O Brasil tem um peso crescente nas carteiras mais especulativas de investimentos. Quando a crise se torna mais aguda, há uma liquidação forçada e o dólar dá suas estilingadas. Além disso, sofremos recentemente – e falo aqui também como presidente do conselho da BM&FBovespa – com medidas que engessaram o mercado financeiro. Não sou contra medidas prudenciais para evitar o endividamento externo de curto prazo. Esse foi o tema da minha tese de doutorado, concluída em 1985. Tenho ojeriza a excesso de capital de curto prazo. Mas o governo foi além do necessário. Essa mão pesada não ajuda quando há piora do quadro externo. O empresário brasileiro precisa ter acesso ao capital mais barato de fora para investir. Não faz sentido penalizar a aplicação de estrangeiros em ações.
O governo ampliou seu arsenal de ações contra o aumento das importações, encarecendo carros e bens de consumo importados. O argumento é que outros países também procuram se defender de concorrência desleal, em especial da China. Isso é do jogo?
Pode ser que sim, em um ou outro caso específico. No caso da China, justifica-se uma atitude comercial mais firme. O mundo inteiro sofre com a concorrência dos asiáticos. Isso em boa parte é mérito deles. Mas, no agregado da economia, é negativo. O protecionismo é um mecanismo que diminui as opções do consumidor, tira dinheiro da população e dá poder excessivo a setores econômicos beneficiados. Recorrer a barreiras mostra uma predileção do governo por favorecer certas empresas em detrimento do cidadão. Sinto hoje o país acompanhando o pêndulo global e abraçando ainda com mais ardor o capitalismo de estado – que nunca deixou de existir aqui. É um modelo com ênfase em beneficiar empresas escolhidas, e não em deixar o mercado funcionar. É um mau modelo. Combinado ao protecionismo, é ainda pior.

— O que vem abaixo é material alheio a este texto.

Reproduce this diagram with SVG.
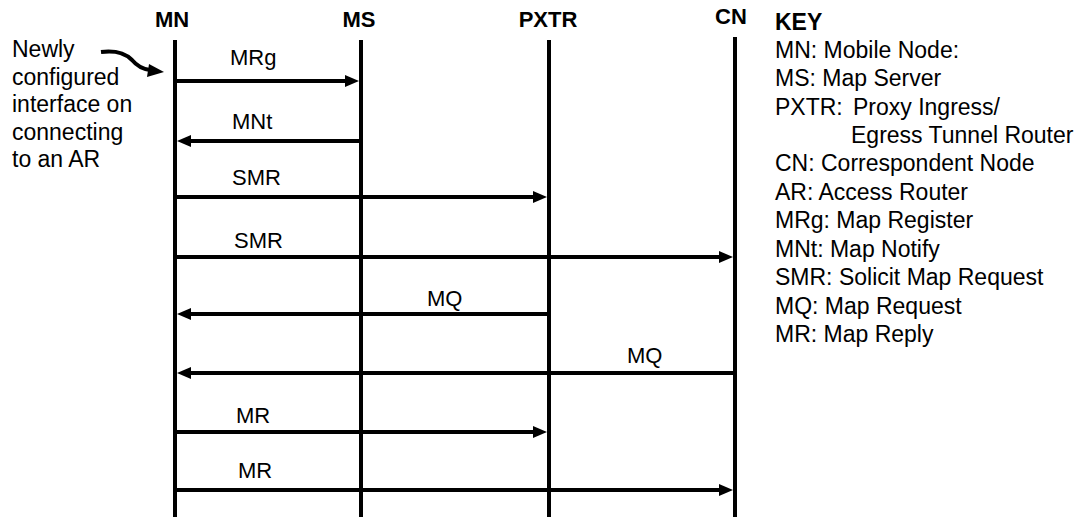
<svg xmlns="http://www.w3.org/2000/svg" width="1083" height="517" viewBox="0 0 1083 517">
<style>
text{font-family:"Liberation Sans",Arial,sans-serif;fill:#000}
.hdr{font-size:22px;font-weight:bold}
.lbl{font-size:22px}
.key{font-size:23px}
.note{font-size:23px}
.life{stroke:#000;stroke-width:4;fill:none}
.msg{stroke:#000;stroke-width:4;fill:none;marker-end:url(#ah)}
</style>
<defs>
<marker id="ah" markerUnits="userSpaceOnUse" markerWidth="14" markerHeight="12" refX="0" refY="6" orient="auto">
<path d="M0,0 L14,6 L0,12 z" fill="#000"/>
</marker>
</defs>
<g id="node-MN">
<text class="hdr" x="172" y="27" text-anchor="middle">MN</text>
<line class="life" x1="175" y1="40" x2="175" y2="517"/>
</g>
<g id="node-MS">
<text class="hdr" x="359" y="27" text-anchor="middle">MS</text>
<line class="life" x1="361" y1="40" x2="361" y2="517"/>
</g>
<g id="node-PXTR">
<text class="hdr" x="548" y="27" text-anchor="middle">PXTR</text>
<line class="life" x1="549" y1="40" x2="549" y2="517"/>
</g>
<g id="node-CN">
<text class="hdr" x="731" y="24" text-anchor="middle">CN</text>
<line class="life" x1="735" y1="37" x2="735" y2="517"/>
</g>
<g id="note">
<text class="note" x="12" y="57">Newly</text>
<text class="note" x="12" y="84.5">configured</text>
<text class="note" x="12" y="112">interface on</text>
<text class="note" x="12" y="139.5">connecting</text>
<text class="note" x="12" y="167">to an AR</text>
<path d="M101,52 C118,50 126,54 132,60 C137,66 142,69 150,70" stroke="#000" stroke-width="4" fill="none"/>
<polygon points="164,72 149,64 147,77" fill="#000"/>
</g>
<g id="key">
<text class="key" x="775" y="30" font-weight="bold">KEY</text>
<text class="key" x="775" y="57.5">MN: Mobile Node:</text>
<text class="key" x="775" y="86">MS: Map Server</text>
<text class="key" x="775" y="114.5">PXTR: <tspan x="853">Proxy Ingress/</tspan></text>
<text class="key" x="851" y="143">Egress Tunnel Router</text>
<text class="key" x="775" y="171">CN: Correspondent Node</text>
<text class="key" x="775" y="199.5">AR: Access Router</text>
<text class="key" x="775" y="228">MRg: Map Register</text>
<text class="key" x="775" y="256.5">MNt: Map Notify</text>
<text class="key" x="775" y="285">SMR: Solicit Map Request</text>
<text class="key" x="775" y="313.5">MQ: Map Request</text>
<text class="key" x="775" y="342">MR: Map Reply</text>
</g>
<g id="connectors">
<line class="msg" x1="177" y1="81" x2="345" y2="81"/>
<text class="lbl" x="230" y="65">MRg</text>
<line class="msg" x1="359" y1="141" x2="191" y2="141"/>
<text class="lbl" x="232" y="129">MNt</text>
<line class="msg" x1="177" y1="197" x2="533" y2="197"/>
<text class="lbl" x="232" y="185">SMR</text>
<line class="msg" x1="177" y1="257" x2="719" y2="257"/>
<text class="lbl" x="234" y="248">SMR</text>
<line class="msg" x1="551" y1="314" x2="191" y2="314"/>
<text class="lbl" x="427" y="306">MQ</text>
<line class="msg" x1="733" y1="373" x2="191" y2="373"/>
<text class="lbl" x="627" y="363">MQ</text>
<line class="msg" x1="177" y1="432" x2="533" y2="432"/>
<text class="lbl" x="236" y="423">MR</text>
<line class="msg" x1="177" y1="490" x2="719" y2="490"/>
<text class="lbl" x="238" y="478">MR</text>
</g>
</svg>
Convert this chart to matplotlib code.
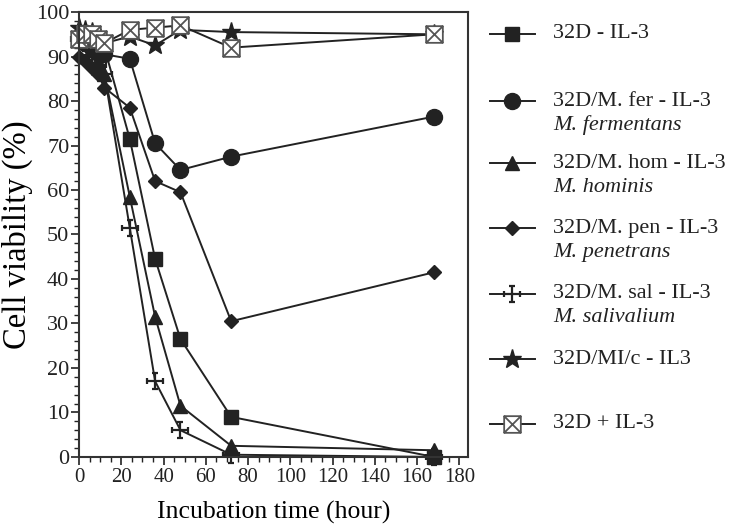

Ao elegerem Dilma Rousseff, os brasileiros deram seu voto a esse modelo estatal?
Penso que sim. Foi de fato a escolha do eleitor. A própria presidente disse isso em seu discurso de posse. Mas não acredito que precisamos achar que é do interesse geral a existência de um estado grande e ineficiente. O governo ocupa um lugar enorme, mas não investe no setor privado nem o estimula a assumir riscos. É um quadro propenso a nos frustrar. Todo mundo quer crescer, mas não existe mágica. É necessário investir mais e melhor, além de educar melhor. Se isso for feito em ritmo lento, o crescimento será lento.
Qual deve ser o papel do governo na economia?
De vez em quando, a curto prazo, o governo pode dar um empurrão. Mas é ilusão achar que isso leva ao crescimento duradouro. Os governos precisam atacar as questões profundas de longo prazo. Os governos precisam assegurar a existência de condições ideais para incentivar investimentos, sem os quais não se cresce sem inflação. Crescer com inflação é ilusório também, porque a economia acaba encolhendo. No momento, não vejo esse equilíbrio de políticas de curto e longo prazo nem nos Estados Unidos. Os americanos têm a economia mais eficiente, criativa e flexível do mundo, mas precisam fazer reformas. O déficit público é enorme, a dívida pública tem crescido rapidamente e os gastos com saúde estão em trajetória explosiva.
A Europa está ainda pior?
A Europa tem se mostrado incapaz de se antecipar aos fatos e apresentar uma reação convincente. Já se sabia que a União Europeia passaria por momentos difíceis. A união é incompleta. É monetária e aduaneira, mas não fiscal nem política. As respostas serão de difícil execução e graduais. Os instrumentos de política econômica estão no limite. Em tese, nos Estados Unidos a recuperação seria mais simples. Mas o país está dividido e polarizado. Não há ambiente político para reformas. Parece só haver chance para isso depois da eleição presidencial do próximo ano. Até na China há sinais de desgaste. Como o governo chinês não é muito transparente, as análises tendem a convergir para o pior cenário. Os grandes blocos da economia mundial vivem dias dificílimos. É um quadro assustador. Há muito risco no ar.